- _Problem statement_: With pictures left out, extract every line between the start of the records below and the line holding "const groupX = [1, 2, 3, 4];", inclusive.

# Recorded data start

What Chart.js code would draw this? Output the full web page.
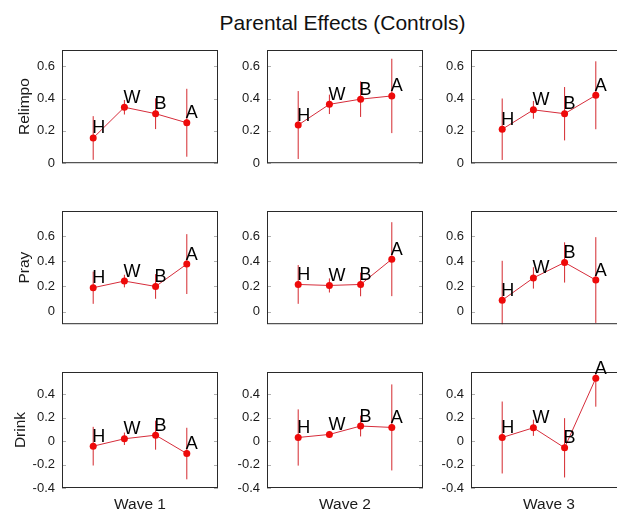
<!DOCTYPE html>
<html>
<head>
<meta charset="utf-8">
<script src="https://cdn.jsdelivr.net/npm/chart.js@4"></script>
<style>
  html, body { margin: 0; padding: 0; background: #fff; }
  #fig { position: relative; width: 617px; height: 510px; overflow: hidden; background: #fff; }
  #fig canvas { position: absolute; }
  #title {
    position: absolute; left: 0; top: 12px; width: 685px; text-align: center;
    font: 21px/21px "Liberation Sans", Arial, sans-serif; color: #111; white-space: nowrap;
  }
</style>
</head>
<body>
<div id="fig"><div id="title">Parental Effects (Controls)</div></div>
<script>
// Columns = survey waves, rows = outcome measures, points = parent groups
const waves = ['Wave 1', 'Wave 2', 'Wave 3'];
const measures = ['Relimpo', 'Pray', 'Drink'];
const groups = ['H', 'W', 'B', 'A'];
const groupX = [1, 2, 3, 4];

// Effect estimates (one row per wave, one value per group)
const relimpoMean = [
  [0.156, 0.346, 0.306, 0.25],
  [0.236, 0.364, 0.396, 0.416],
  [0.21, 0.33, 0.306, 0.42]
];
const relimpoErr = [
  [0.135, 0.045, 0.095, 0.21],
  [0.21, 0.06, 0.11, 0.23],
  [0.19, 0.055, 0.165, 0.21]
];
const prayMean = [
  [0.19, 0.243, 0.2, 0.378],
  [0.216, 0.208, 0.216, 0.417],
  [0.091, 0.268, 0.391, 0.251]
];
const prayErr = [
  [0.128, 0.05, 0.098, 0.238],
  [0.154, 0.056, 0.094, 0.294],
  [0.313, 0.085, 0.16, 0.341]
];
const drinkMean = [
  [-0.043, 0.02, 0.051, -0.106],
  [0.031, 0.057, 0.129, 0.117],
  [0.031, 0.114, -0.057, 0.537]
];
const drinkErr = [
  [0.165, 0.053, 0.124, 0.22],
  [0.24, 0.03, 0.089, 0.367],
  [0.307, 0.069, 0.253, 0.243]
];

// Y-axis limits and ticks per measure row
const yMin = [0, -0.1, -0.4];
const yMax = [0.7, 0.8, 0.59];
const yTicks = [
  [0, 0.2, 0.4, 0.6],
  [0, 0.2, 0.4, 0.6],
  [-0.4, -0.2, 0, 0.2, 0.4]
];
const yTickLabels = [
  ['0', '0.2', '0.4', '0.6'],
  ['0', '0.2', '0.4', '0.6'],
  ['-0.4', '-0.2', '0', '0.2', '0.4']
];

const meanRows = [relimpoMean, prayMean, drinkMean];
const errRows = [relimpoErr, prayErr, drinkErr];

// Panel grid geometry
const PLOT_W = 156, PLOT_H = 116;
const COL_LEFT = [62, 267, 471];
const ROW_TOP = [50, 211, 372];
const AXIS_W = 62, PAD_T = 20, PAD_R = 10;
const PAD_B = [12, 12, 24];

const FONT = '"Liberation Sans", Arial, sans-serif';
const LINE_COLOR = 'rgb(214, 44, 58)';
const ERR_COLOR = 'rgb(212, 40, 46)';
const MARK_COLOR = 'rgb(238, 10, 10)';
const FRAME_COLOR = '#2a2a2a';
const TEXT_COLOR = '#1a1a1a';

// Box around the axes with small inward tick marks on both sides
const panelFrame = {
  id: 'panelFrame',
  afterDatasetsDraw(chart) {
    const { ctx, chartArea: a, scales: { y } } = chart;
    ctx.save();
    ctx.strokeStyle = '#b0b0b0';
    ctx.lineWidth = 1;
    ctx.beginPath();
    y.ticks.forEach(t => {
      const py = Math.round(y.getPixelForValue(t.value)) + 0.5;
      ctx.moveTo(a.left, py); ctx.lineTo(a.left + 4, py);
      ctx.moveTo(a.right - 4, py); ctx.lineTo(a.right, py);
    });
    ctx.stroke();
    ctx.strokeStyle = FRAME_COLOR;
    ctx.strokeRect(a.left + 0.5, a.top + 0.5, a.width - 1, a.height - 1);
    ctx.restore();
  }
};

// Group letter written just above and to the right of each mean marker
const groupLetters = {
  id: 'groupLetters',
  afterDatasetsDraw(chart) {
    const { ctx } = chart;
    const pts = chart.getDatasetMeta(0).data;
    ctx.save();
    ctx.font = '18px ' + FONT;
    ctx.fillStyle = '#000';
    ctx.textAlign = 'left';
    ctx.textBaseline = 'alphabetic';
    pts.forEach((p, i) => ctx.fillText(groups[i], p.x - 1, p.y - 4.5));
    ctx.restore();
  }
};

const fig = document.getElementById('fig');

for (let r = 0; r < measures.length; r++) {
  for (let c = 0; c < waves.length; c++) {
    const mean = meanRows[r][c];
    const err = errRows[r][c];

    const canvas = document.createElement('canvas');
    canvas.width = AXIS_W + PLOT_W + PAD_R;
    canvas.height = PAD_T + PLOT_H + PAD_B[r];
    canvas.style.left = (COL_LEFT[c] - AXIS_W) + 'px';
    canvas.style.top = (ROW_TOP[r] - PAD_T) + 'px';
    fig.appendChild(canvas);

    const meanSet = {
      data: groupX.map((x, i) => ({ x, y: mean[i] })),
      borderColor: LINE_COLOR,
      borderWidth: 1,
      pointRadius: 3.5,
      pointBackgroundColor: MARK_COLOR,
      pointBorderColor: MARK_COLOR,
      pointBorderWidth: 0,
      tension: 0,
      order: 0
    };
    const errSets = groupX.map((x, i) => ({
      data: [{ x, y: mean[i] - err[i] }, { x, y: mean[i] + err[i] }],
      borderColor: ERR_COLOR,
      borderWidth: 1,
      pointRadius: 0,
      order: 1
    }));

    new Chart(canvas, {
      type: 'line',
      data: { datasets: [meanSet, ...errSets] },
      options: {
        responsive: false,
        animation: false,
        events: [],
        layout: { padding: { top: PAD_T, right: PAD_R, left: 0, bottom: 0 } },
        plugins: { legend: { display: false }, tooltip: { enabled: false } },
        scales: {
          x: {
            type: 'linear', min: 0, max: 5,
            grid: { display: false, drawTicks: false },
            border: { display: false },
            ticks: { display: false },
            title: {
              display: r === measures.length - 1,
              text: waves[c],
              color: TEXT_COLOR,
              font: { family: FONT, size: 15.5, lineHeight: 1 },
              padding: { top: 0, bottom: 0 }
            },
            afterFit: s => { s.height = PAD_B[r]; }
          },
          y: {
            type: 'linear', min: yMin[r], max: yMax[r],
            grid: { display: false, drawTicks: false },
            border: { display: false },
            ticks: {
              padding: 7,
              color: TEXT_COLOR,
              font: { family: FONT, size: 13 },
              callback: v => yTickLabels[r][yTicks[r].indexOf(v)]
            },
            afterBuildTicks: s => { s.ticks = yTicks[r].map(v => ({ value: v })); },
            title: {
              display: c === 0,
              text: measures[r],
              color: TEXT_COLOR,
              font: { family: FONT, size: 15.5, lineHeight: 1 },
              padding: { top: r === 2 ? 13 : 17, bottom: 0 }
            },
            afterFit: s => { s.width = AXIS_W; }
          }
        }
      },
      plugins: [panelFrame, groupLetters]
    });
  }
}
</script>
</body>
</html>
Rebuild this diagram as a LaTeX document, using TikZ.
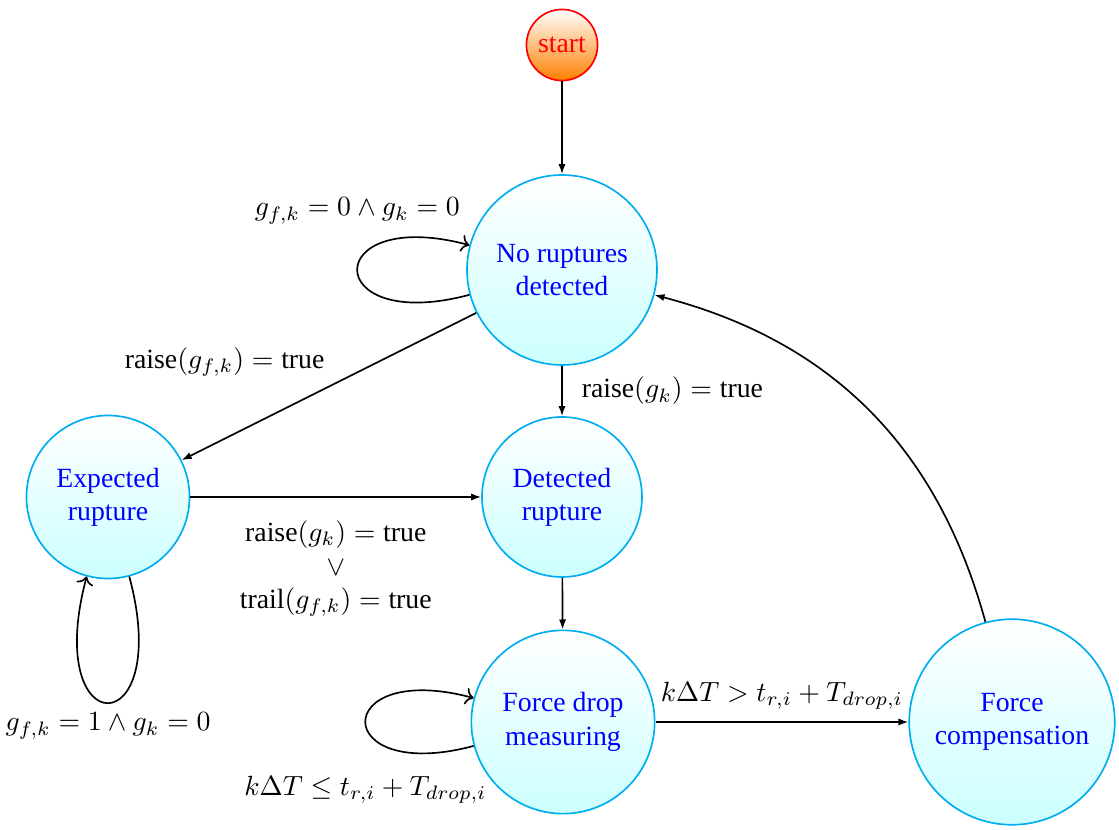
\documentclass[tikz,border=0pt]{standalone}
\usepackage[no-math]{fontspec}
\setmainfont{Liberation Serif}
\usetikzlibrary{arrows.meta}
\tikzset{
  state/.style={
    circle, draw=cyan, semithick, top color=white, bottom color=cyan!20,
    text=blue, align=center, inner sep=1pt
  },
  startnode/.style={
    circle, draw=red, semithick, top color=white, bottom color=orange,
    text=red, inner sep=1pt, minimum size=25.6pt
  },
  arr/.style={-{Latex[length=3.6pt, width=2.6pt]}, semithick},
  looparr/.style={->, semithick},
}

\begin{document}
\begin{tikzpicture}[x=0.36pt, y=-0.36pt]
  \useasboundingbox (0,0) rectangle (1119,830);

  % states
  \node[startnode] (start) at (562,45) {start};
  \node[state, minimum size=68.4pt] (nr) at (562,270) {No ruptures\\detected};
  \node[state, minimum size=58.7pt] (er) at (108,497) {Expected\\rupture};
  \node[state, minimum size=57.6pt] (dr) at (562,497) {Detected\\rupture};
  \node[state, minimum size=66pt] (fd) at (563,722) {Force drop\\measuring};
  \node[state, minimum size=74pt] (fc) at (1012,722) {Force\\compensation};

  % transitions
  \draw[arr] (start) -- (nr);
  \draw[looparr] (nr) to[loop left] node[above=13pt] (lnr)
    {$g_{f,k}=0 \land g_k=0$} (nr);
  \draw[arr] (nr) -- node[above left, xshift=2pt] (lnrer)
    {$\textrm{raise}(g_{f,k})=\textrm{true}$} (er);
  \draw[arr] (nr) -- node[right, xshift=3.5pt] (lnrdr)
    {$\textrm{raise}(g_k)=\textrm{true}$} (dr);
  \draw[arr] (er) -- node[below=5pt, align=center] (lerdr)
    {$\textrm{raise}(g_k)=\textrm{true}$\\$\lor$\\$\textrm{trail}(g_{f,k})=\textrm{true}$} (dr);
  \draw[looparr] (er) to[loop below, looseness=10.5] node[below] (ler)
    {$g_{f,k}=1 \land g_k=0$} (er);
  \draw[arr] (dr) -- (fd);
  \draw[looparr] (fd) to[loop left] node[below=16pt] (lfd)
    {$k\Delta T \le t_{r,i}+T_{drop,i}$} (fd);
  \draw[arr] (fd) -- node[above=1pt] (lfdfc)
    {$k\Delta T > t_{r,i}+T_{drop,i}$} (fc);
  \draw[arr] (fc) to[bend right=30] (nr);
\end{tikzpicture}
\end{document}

# Recorded data end

- _Answer to the exercise_:
What Chart.js code would draw this? Output the full web page.
<!DOCTYPE html>
<html>
<head>
<meta charset="utf-8">
<script src="https://cdn.jsdelivr.net/npm/chart.js@4"></script>
<style>
  html, body { margin: 0; padding: 0; background: #fff; }
  #fig { position: relative; width: 617px; height: 510px; overflow: hidden; background: #fff; }
  #fig canvas { position: absolute; }
  #title {
    position: absolute; left: 0; top: 12px; width: 685px; text-align: center;
    font: 21px/21px "Liberation Sans", Arial, sans-serif; color: #111; white-space: nowrap;
  }
</style>
</head>
<body>
<div id="fig"><div id="title">Parental Effects (Controls)</div></div>
<script>
// Columns = survey waves, rows = outcome measures, points = parent groups
const waves = ['Wave 1', 'Wave 2', 'Wave 3'];
const measures = ['Relimpo', 'Pray', 'Drink'];
const groups = ['H', 'W', 'B', 'A'];
const groupX = [1, 2, 3, 4];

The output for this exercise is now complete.